Dropping off a perch Photo by Cleve Nash

Dropping off a perch                                         Photo by Cleve Nash

Observation date: August 2015

I think it only fair that I share with you the reason that you haven’t heard from us since July 19, 2015 and I do apologize for it.

We, the Pacific Coast Peregrine Watch, are a 501(c)(3) nonprofit educational organization. Heather and I, have been trying to settle our differences with the Central Coast State Parks Association, another private 501(c)(3) that has been given control of products and services that are sold on CA State Park property. These include everything from marina rentals/leases, toys to hot dogs. Because we have been a fixture so long in Morro Bay, we were urged by the CA State Parks, Morro Bay Museum of Natural History, docents and Morro Bay City Council, Chamber of Commerce and Visitors’ Center people to become part of it so that we would be able to collect donations and sell souvenirs, these profits going to student scholarships. This we did for some time after mandatory docent training and a few other hoops we had to jump through.

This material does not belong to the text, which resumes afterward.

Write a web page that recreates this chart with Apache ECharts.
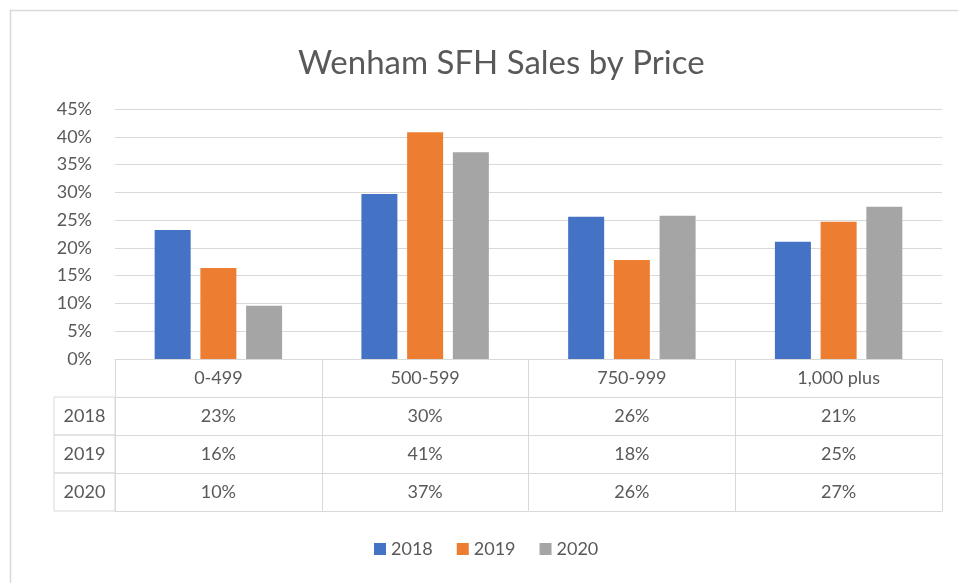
<!DOCTYPE html>
<html>
<head>
<meta charset="utf-8">
<style>
  html, body { margin: 0; padding: 0; background: #fff; }
  #chart { width: 958px; height: 583px; }
</style>
<script src="https://cdn.jsdelivr.net/npm/echarts@6/dist/echarts.min.js"></script>
</head>
<body>
<div id="chart"></div>
<script>
  // price ranges (in $1000s)
  const categories = ['0-499', '500-599', '750-999', '1,000 plus']
  const years = ['2018', '2019', '2020']
  // share of sales, %
  const sales2018 = [23.2, 29.7, 25.6, 21.1]
  const sales2019 = [16.4, 40.8, 17.8, 24.7]
  const sales2020 = [9.6, 37.2, 25.8, 27.4]
  const yTicks = [0, 5, 10, 15, 20, 25, 30, 35, 40, 45]

  const seriesValues = [sales2018, sales2019, sales2020]
  const colors = ['#4472C4', '#ED7D31', '#A5A5A5']
  const font = 'Lato, "Noto Sans", sans-serif'
  const textColor = '#595959'
  const lineColor = '#d9d9d9'
  const fs = 18

  const gridLeft = 115, gridRight = 16, gridTop = 109, gridBottom = 224
  const rowH = 38
  const axisY = 583 - gridBottom

  // one x axis per table row, stacked under the plot
  let xAxes = [{
    type: 'category',
    data: categories,
    position: 'bottom',
    axisLine: {show: true, lineStyle: {color: lineColor, width: 1}},
    axisTick: {show: true, length: rowH, lineStyle: {color: lineColor}},
    axisLabel: {margin: 10, color: textColor, fontSize: fs, fontFamily: font},
  }]
  seriesValues.forEach(function (vals, i) {
    xAxes.push({
      type: 'category',
      data: categories,
      position: 'bottom',
      offset: rowH * (i + 1),
      axisLine: {show: true, lineStyle: {color: lineColor, width: 1}},
      axisTick: {show: true, length: rowH, lineStyle: {color: lineColor}},
      axisLabel: {
        margin: 10, color: textColor, fontSize: fs, fontFamily: font,
        formatter: function (v, idx) { return Math.round(vals[idx]) + '%' }
      },
    })
  })
  xAxes.push({
    type: 'category',
    data: categories,
    position: 'bottom',
    offset: rowH * 4,
    axisLine: {show: true, lineStyle: {color: lineColor, width: 1}},
    axisTick: {show: false},
    axisLabel: {show: false},
  })

  // row header cells of the data table
  let rowHeaders = []
  years.forEach(function (y, i) {
    rowHeaders.push({
      type: 'rect',
      shape: {x: 54, y: axisY + rowH * (i + 1), width: gridLeft - 54, height: rowH},
      style: {fill: 'none', stroke: lineColor, lineWidth: 1},
    })
    rowHeaders.push({
      type: 'text',
      x: (54 + gridLeft) / 2,
      y: axisY + rowH * (i + 1) + rowH / 2,
      style: {text: y, fill: textColor, font: fs + 'px ' + font, align: 'center', verticalAlign: 'middle'},
    })
  })

  let option = {
    animation: false,
    backgroundColor: '#fff',
    color: colors,
    title: {
      text: 'Wenham SFH Sales by Price',
      left: 293,
      top: 42,
      textStyle: {color: textColor, fontSize: 33, fontWeight: 'normal', fontFamily: font},
    },
    legend: {
      data: years,
      left: 369,
      top: 535,
      itemWidth: 12,
      itemHeight: 12,
      itemGap: 24,
      icon: 'rect',
      textStyle: {color: textColor, fontSize: fs, fontFamily: font},
    },
    grid: {left: gridLeft, right: gridRight, top: gridTop, bottom: gridBottom, containLabel: false},
    xAxis: xAxes,
    yAxis: {
      type: 'value',
      min: yTicks[0],
      max: yTicks[yTicks.length - 1],
      interval: 5,
      axisLine: {show: false},
      axisTick: {show: false},
      axisLabel: {margin: 23, color: textColor, fontSize: fs, fontFamily: font, formatter: '{value}%'},
      splitLine: {lineStyle: {color: lineColor, width: 1}},
    },
    series: seriesValues.map(function (vals, i) {
      return {
        name: years[i],
        type: 'bar',
        data: vals,
        barWidth: 36,
        barGap: '27%',
        itemStyle: {color: colors[i]},
      }
    }),
    graphic: [{
      type: 'rect',
      shape: {x: 10.5, y: 10.5, width: 1200, height: 1200},
      style: {fill: 'none', stroke: lineColor, lineWidth: 1.5},
      silent: true,
    }].concat(rowHeaders),
  }

  let myChart = echarts.init(document.getElementById('chart'))
  myChart.setOption(option)
</script>
</body>
</html>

What looked to be a good thing in the beginning with lots of promises made to us soon turned into a can of worms. After half a year of giving everything and receiving nothing, we felt it was time to talk. After half a year of negotiations it got no better. One of the only good things that came out of it, was that we were able to give a $1,000 scholarship to a CalPoly biology student. This was collection of donations and souvenir sales. None of this might have happened if CCSPA , a nonprofit under CA State Parks, had its way with Pacific Coast Peregrine Watch.

The Pacific Coast Peregrine Watch has been a fine running machine in which no one is compensated for anything and everything we have given has been with pride, honesty and integrity.

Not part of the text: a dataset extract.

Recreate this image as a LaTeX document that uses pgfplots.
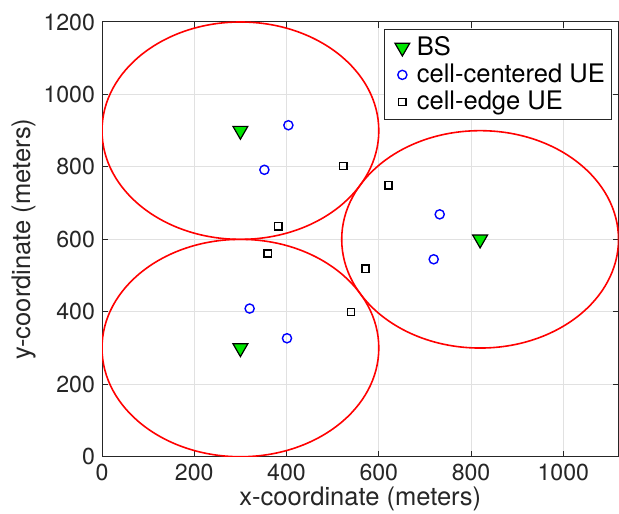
\documentclass[border={2.5pt -2pt 0pt 3.5pt}]{standalone}
\usepackage{pgfplots}
\pgfplotsset{compat=1.18}
\usepackage{fontspec}
\setmainfont{TeX Gyre Heros}
\definecolor{axgray}{RGB}{38,38,38}
\definecolor{gridgray}{RGB}{225,225,225}
\definecolor{bsgreen}{RGB}{0,230,0}
\begin{document}
\begin{tikzpicture}
\begin{axis}[
  scale only axis,
  width=259pt, height=218pt,
  xmin=0, xmax=1119.6, ymin=0, ymax=1200,
  xtick={0,200,...,1000}, ytick={0,200,...,1200},
  grid=major, major grid style={gridgray, line width=0.5pt},
  tick align=inside, major tick length=3pt,
  axis line style={axgray, line width=0.5pt},
  tick style={axgray, line width=0.5pt},
  ticklabel style={font=\fontsize{11.6}{13}\selectfont, text=axgray},
  /pgf/number format/assume math mode=true,
  /pgf/number format/1000 sep={},
  xlabel={x-coordinate (meters)}, ylabel={y-coordinate (meters)},
  label style={font=\fontsize{12.8}{14}\selectfont, text=axgray},
  xlabel style={yshift=3.5pt}, ylabel style={yshift=-3pt},
  legend style={at={(0.988,0.984)}, anchor=north east, draw=axgray, line width=0.5pt,
    font=\fontsize{12.8}{14}\selectfont, inner sep=1.5pt, row sep=-1.2pt,
    cells={anchor=west}},
  legend image code/.code={\path (0.3cm-7pt,0pt) (0.3cm+5pt,0pt);
    \draw[mark repeat=2,mark phase=2,#1] plot coordinates {(0cm,0cm) (0.3cm,0cm) (0.6cm,0cm)};},
  legend cell align=left,
  clip=true,
]
\draw[red, line width=0.8pt] (axis cs:300,900) ellipse [x radius=300, y radius=300];
\draw[red, line width=0.8pt] (axis cs:300,300) ellipse [x radius=300, y radius=300];
\draw[red, line width=0.8pt] (axis cs:819.6,600) ellipse [x radius=300, y radius=300];
\addplot[only marks, mark=triangle*, mark size=4.3pt, mark options={rotate=180, fill=bsgreen, draw=black, line width=0.6pt}]
  coordinates {(300,900) (300,300) (819.6,600)};
\addlegendentry{BS}
\addplot[only marks, mark=o, mark size=2.3pt, mark options={draw=blue, line width=0.7pt}]
  coordinates {(404,915) (352,792) (732,669) (719,545) (320,409) (401,327)};
\addlegendentry{cell-centered UE}
\addplot[only marks, mark=square, mark size=1.8pt, mark options={draw=black, line width=0.7pt}]
  coordinates {(523,802) (621,749) (382,636) (359,561) (571,519) (540,400)};
\addlegendentry{cell-edge UE}
\end{axis}
\end{tikzpicture}
\end{document}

We felt that it was not right for them to take everything and give nothing in return. We ask for no financial support only that we be able to function, raise money for another CalPoly Biology Scholarship and pay our bills.

Bob still frequents the “Rock,” but very little this time of year. The young have been run off and the next breeding season is four months away, but we’ll be there to capture all the excitement in words and photos on our website.

Happy trails, Bob

*Item:   Bob And Heather had invested over 50K in equipment and thousands of hours to make all of this happen. We are sorry the powers that be cannot see how beneficial the Pacific Coast Peregrine Watch is in our community, in educating the public about the peregrines with first-hand observations at Morro Rock, only 196 yards to the diving board hole which has been a frequent nest site. People return year after year and often from great distance feeling a close participation in the work that we do.